**Work to complete:**
Look for the string "page" in every line, and copy each line that has it.

::: Recorded data :::

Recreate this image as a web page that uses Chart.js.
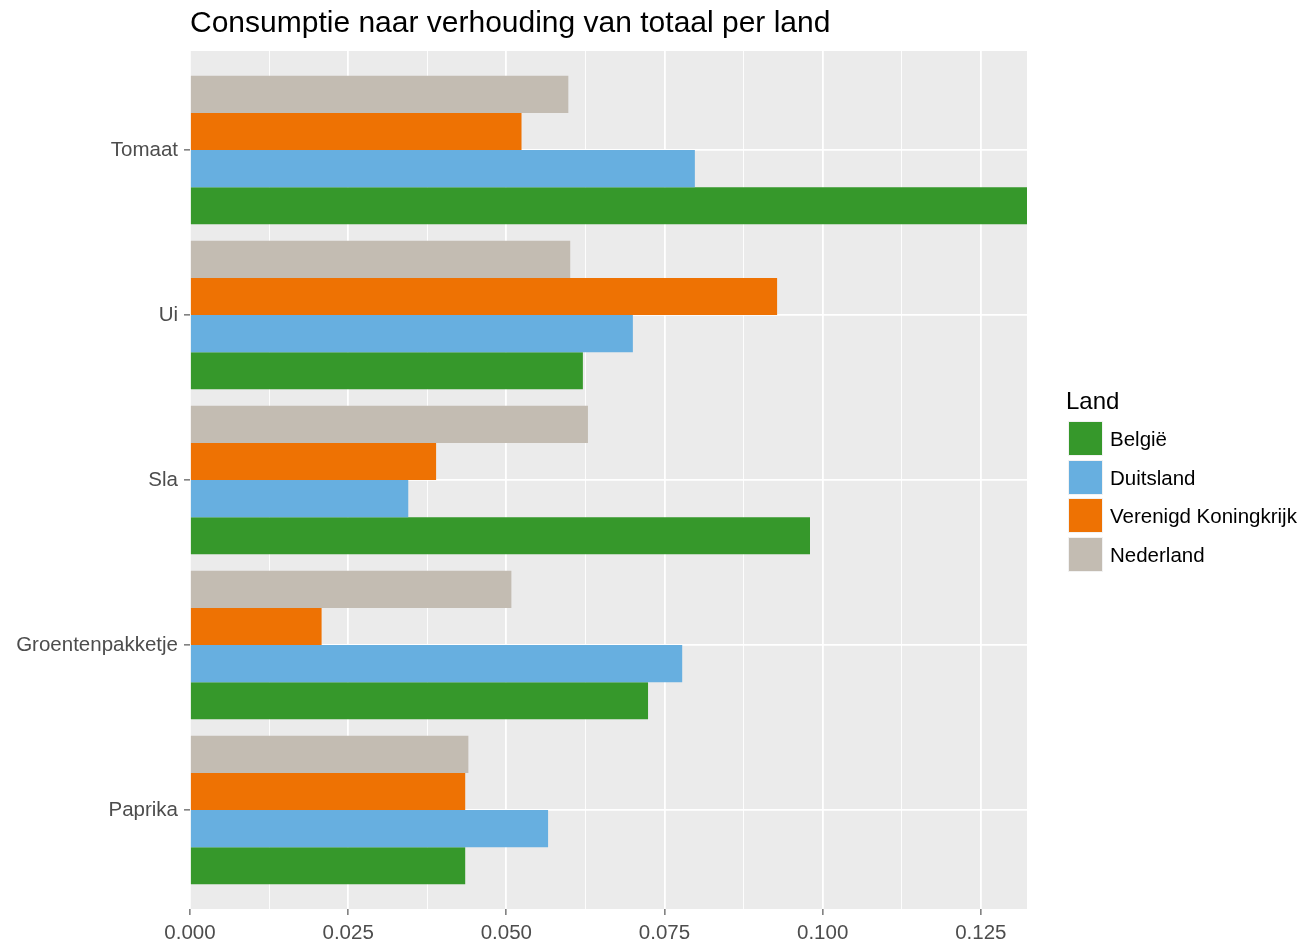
<!DOCTYPE html>
<html><head><meta charset="utf-8">
<script src="https://cdn.jsdelivr.net/npm/chart.js@4"></script>
<style>
html,body{margin:0;padding:0;background:#fff;}
#wrap{position:relative;width:1311px;height:943px;overflow:hidden;}
#c{position:absolute;left:0;top:0;}
.lg{position:absolute;font-family:'Liberation Sans',Arial,sans-serif;color:#000;white-space:nowrap;}
.lgt{font-size:24px;}
.lgbox{position:absolute;width:33px;height:33px;border:1px solid #f2f2f2;}
.lgtxt{font-size:20.5px;line-height:20px;}
</style></head><body>
<div id="wrap"><canvas id="c" width="1311" height="943"></canvas><div id="legend"></div></div>
<script>
const categories = ['Tomaat', 'Ui', 'Sla', 'Groentenpakketje', 'Paprika'];
const countries = ['België', 'Duitsland', 'Verenigd Koningkrijk', 'Nederland'];
const belgie    = [0.1323, 0.0621, 0.0980, 0.0724, 0.0435];
const duitsland = [0.0798, 0.0700, 0.0345, 0.0778, 0.0566];
const vk        = [0.0524, 0.0928, 0.0389, 0.0208, 0.0435];
const nederland = [0.0598, 0.0601, 0.0629, 0.0508, 0.0440];
const xTickLabels = ['0.000', '0.025', '0.050', '0.075', '0.100', '0.125'];
const xTickValues = [0, 0.025, 0.05, 0.075, 0.1, 0.125];
const title = 'Consumptie naar verhouding van totaal per land';
const legendTitle = 'Land';

const colors = {'België':'#36982b','Duitsland':'#67afe0','Verenigd Koningkrijk':'#ee7203','Nederland':'#c3bcb2'};
const seriesByCountry = {'België':belgie,'Duitsland':duitsland,'Verenigd Koningkrijk':vk,'Nederland':nederland};

// datasets ordered top-to-bottom within each group
const drawOrder = ['Nederland','Verenigd Koningkrijk','Duitsland','België'];
const datasets = drawOrder.map(name => ({
  label: name,
  data: seriesByCountry[name].map((v, i) => ({x: v, y: i})),
  backgroundColor: colors[name],
  borderWidth: 0,
  categoryPercentage: 0.9,
  barPercentage: 1.0
}));

const allVals = [].concat(belgie, duitsland, vk, nederland);
const xMax = Math.max.apply(null, allVals);

// major + minor gridline positions
const gridVals = [];
xTickValues.forEach((v, i) => {
  gridVals.push({value: v, major: true});
  if (i < xTickValues.length - 1) gridVals.push({value: (v + xTickValues[i+1]) / 2, major: false});
});
if (xTickValues[xTickValues.length-1] + 0.0125 < xMax) gridVals.push({value: xTickValues[xTickValues.length-1] + 0.0125, major: false});

const FONT = "'Liberation Sans', Arial, sans-serif";

const bgPlugin = {
  id: 'bg',
  beforeDraw(chart) {
    const {ctx, chartArea: a} = chart;
    ctx.save();
    ctx.fillStyle = '#ebebeb';
    ctx.fillRect(a.left, a.top, a.right - a.left, a.bottom - a.top);
    ctx.restore();
  },
  afterDraw(chart) {
    const {ctx, chartArea: a} = chart;
    ctx.save();
    ctx.fillStyle = '#000';
    ctx.font = '30px ' + FONT;
    ctx.textBaseline = 'alphabetic';
    ctx.textAlign = 'left';
    ctx.fillText(title, a.left, 32);
    ctx.restore();
  }
};

new Chart(document.getElementById('c'), {
  type: 'bar',
  data: { datasets },
  plugins: [bgPlugin],
  options: {
    indexAxis: 'y',
    responsive: false,
    animation: false,
    layout: { padding: { left: 0, top: 51, right: 284, bottom: 0 } },
    plugins: { legend: { display: false }, tooltip: { enabled: false }, title: { display: false } },
    scales: {
      x: {
        type: 'linear',
        min: 0,
        max: xMax,
        offset: false,
        border: { display: false },
        afterBuildTicks(scale) { scale.ticks = gridVals.map(g => ({value: g.value, major: g.major})); },
        afterFit(scale) { scale.height = 34; },
        grid: {
          offset: false,
          color: '#ffffff',
          lineWidth: ctx => (ctx.tick && ctx.tick.major) ? 1.8 : 0.9,
          tickColor: ctx => (ctx.tick && ctx.tick.major) ? '#333333' : 'rgba(0,0,0,0)',
          tickLength: 6,
          tickWidth: 1,
          drawTicks: true
        },
        ticks: {
          autoSkip: false,
          maxRotation: 0,
          padding: 6,
          color: '#4d4d4d',
          font: { family: FONT, size: 20.5 },
          callback: function(value) {
            const idx = xTickValues.findIndex(v => Math.abs(v - value) < 1e-9);
            return idx >= 0 ? xTickLabels[idx] : '';
          }
        }
      },
      y: {
        type: 'linear',
        min: -0.6,
        max: categories.length - 1 + 0.6,
        reverse: true,
        offset: false,
        border: { display: false },
        afterBuildTicks(scale) { scale.ticks = categories.map((c, i) => ({value: i})); },
        afterFit(scale) { scale.width = 190; },
        grid: {
          offset: false,
          color: '#ffffff',
          lineWidth: 1.8,
          tickColor: '#333333',
          tickLength: 6,
          tickWidth: 1
        },
        ticks: {
          autoSkip: false,
          padding: 6,
          color: '#4d4d4d',
          font: { family: FONT, size: 20.5 },
          callback: v => categories[v]
        }
      }
    }
  }
});

// legend (ggplot order)
const lg = document.getElementById('legend');
const t = document.createElement('div');
t.className = 'lg lgt'; t.textContent = legendTitle;
t.style.left = '1066px'; t.style.top = '387px';
lg.appendChild(t);
countries.forEach((name, i) => {
  const top = 421 + i * 38.6;
  const b = document.createElement('div');
  b.className = 'lgbox'; b.style.left = '1068px'; b.style.top = top + 'px';
  b.style.background = colors[name];
  lg.appendChild(b);
  const l = document.createElement('div');
  l.className = 'lg lgtxt'; l.textContent = name;
  l.style.left = '1110px'; l.style.top = (top + 8) + 'px';
  lg.appendChild(l);
});
</script>
</body></html>
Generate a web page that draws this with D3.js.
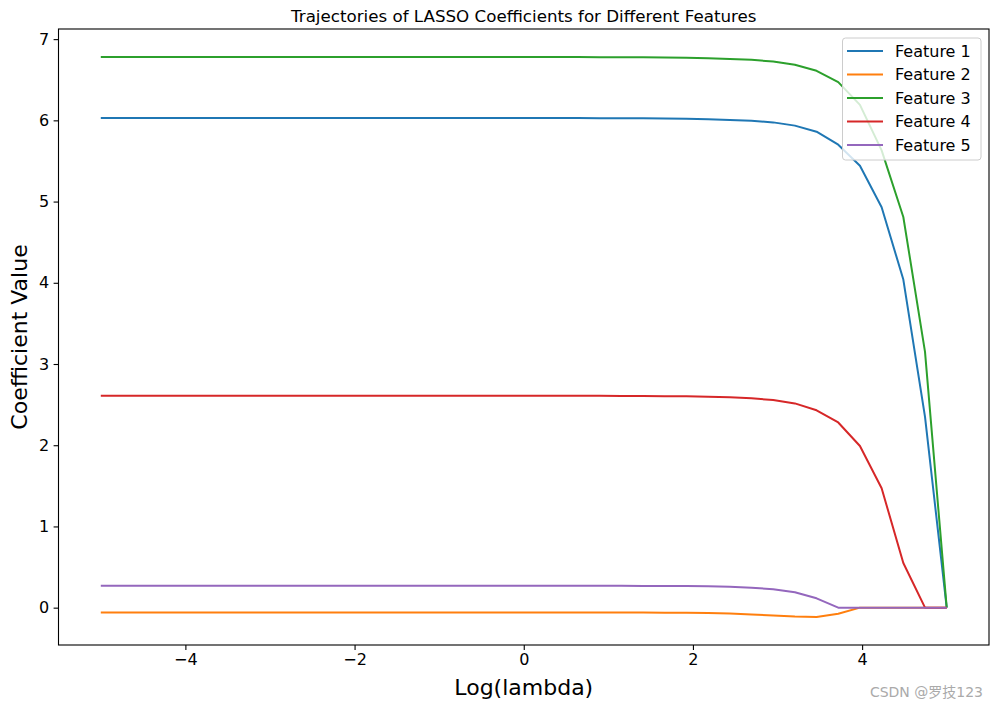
<!DOCTYPE html>
<html><head><meta charset="utf-8">
<script src="https://cdn.jsdelivr.net/npm/d3@7/dist/d3.min.js"></script>
<style>body{margin:0;background:#fff}svg{display:block;font-family:"DejaVu Sans",sans-serif}</style>
</head><body><svg id="c" width="998" height="709"></svg>
<script>
const nPoints = 40;
const xValues = d3.range(nPoints).map(i => -5 + i * 10 / (nPoints - 1));
const seriesNames = ["Feature 1","Feature 2","Feature 3","Feature 4","Feature 5"];
const colors = ["#1f77b4","#ff7f0e","#2ca02c","#d62728","#9467bd"];
const feature1 = [6.03,6.03,6.03,6.03,6.03,6.03,6.03,6.03,6.03,6.03,6.03,6.03,6.03,6.03,6.03,6.03,6.03,6.03,6.03,6.03,6.03,6.03,6.028,6.027,6.026,6.025,6.023,6.02,6.015,6.005,5.995,5.975,5.935,5.86,5.70,5.44,4.93,4.04,2.35,0];
const feature2 = [-0.06,-0.06,-0.06,-0.06,-0.06,-0.06,-0.06,-0.06,-0.06,-0.06,-0.06,-0.06,-0.06,-0.06,-0.06,-0.06,-0.06,-0.06,-0.06,-0.06,-0.06,-0.06,-0.06,-0.06,-0.06,-0.061,-0.062,-0.063,-0.065,-0.072,-0.083,-0.097,-0.11,-0.115,-0.075,0,0,0,0,0];
const feature3 = [6.78,6.78,6.78,6.78,6.78,6.78,6.78,6.78,6.78,6.78,6.78,6.78,6.78,6.78,6.78,6.78,6.78,6.78,6.78,6.78,6.78,6.78,6.779,6.778,6.777,6.776,6.774,6.77,6.765,6.755,6.745,6.725,6.685,6.61,6.47,6.19,5.63,4.81,3.15,0];
const feature4 = [2.61,2.61,2.61,2.61,2.61,2.61,2.61,2.61,2.61,2.61,2.61,2.61,2.61,2.61,2.61,2.61,2.61,2.61,2.61,2.61,2.61,2.61,2.609,2.608,2.607,2.606,2.604,2.602,2.598,2.59,2.577,2.557,2.515,2.43,2.28,1.99,1.47,0.55,0,0];
const feature5 = [0.27,0.27,0.27,0.27,0.27,0.27,0.27,0.27,0.27,0.27,0.27,0.27,0.27,0.27,0.27,0.27,0.27,0.27,0.27,0.27,0.27,0.27,0.27,0.269,0.269,0.268,0.267,0.266,0.264,0.258,0.246,0.226,0.19,0.115,0,0,0,0,0,0];
const seriesValues = [feature1, feature2, feature3, feature4, feature5];
const xTicks = [-4,-2,0,2,4];
const yTicks = [0,1,2,3,4,5,6,7];

const svg = d3.select("#c");
const L = 58.5, R = 989, T = 29, B = 645;
const x = d3.scaleLinear().domain([-5.5, 5.5]).range([L, R]);
const yMin = -0.115, yMax = 6.78, pad = (yMax - yMin) * 0.05;
const y = d3.scaleLinear().domain([yMin - pad, yMax + pad]).range([B, T]);

const line = d3.line().x((d,i) => x(xValues[i])).y(d => y(d));
const g = svg.append("g");
seriesValues.forEach((vals, k) => {
  g.append("path").attr("d", line(vals)).attr("fill","none")
   .attr("stroke", colors[k]).attr("stroke-width", 2).attr("stroke-linejoin","round").attr("stroke-linecap","butt");
});

const fmt = d => d < 0 ? "\u2212" + Math.abs(d) : String(d);
const xa = svg.append("g").attr("transform", `translate(0,${B})`)
  .call(d3.axisBottom(x).tickValues(xTicks).tickFormat(fmt).tickSize(4.9).tickPadding(4));
const ya = svg.append("g").attr("transform", `translate(${L},0)`)
  .call(d3.axisLeft(y).tickValues(yTicks).tickFormat(fmt).tickSize(4.9).tickPadding(4.5));
[xa, ya].forEach(a => {
  a.select(".domain").remove();
  a.selectAll("line").attr("stroke","#000").attr("stroke-width",1.1);
  a.selectAll("text").attr("font-size", 16).attr("fill","#000").attr("font-family","DejaVu Sans");
});
svg.append("rect").attr("x", L).attr("y", T).attr("width", R - L).attr("height", B - T)
  .attr("fill","none").attr("stroke","#000").attr("stroke-width",1.1);

svg.append("text").attr("x", (L+R)/2).attr("y", 22).attr("text-anchor","middle")
  .attr("font-size", 16.7).text("Trajectories of LASSO Coefficients for Different Features");
svg.append("text").attr("x", (L+R)/2).attr("y", 695).attr("text-anchor","middle")
  .attr("font-size", 22).text("Log(lambda)");
svg.append("text").attr("transform", `translate(27,${(T+B)/2}) rotate(-90)`).attr("text-anchor","middle")
  .attr("font-size", 22).text("Coefficient Value");

// legend
const lg = svg.append("g");
lg.append("rect").attr("x", 842.5).attr("y", 38).attr("width", 138.5).attr("height", 122).attr("rx", 3)
  .attr("fill","#fff").attr("fill-opacity",0.8).attr("stroke","#cccccc").attr("stroke-width",1);
seriesNames.forEach((n, k) => {
  const yy = 51 + k * 23.5;
  lg.append("line").attr("x1", 847).attr("x2", 883).attr("y1", yy).attr("y2", yy)
    .attr("stroke", colors[k]).attr("stroke-width", 2);
  lg.append("text").attr("x", 895).attr("y", yy + 5.8).attr("font-size", 16).text(n);
});

svg.append("text").attr("x", 983).attr("y", 697).attr("text-anchor","end")
  .attr("font-size", 14).attr("fill","#aaaaaa").attr("font-family","DejaVu Sans, Noto Sans CJK SC").text("CSDN @罗技123");
</script></body></html>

:::

**Solution:**
Recreate this image as a web page that uses Chart.js.
Generate a web page that draws this with D3.js.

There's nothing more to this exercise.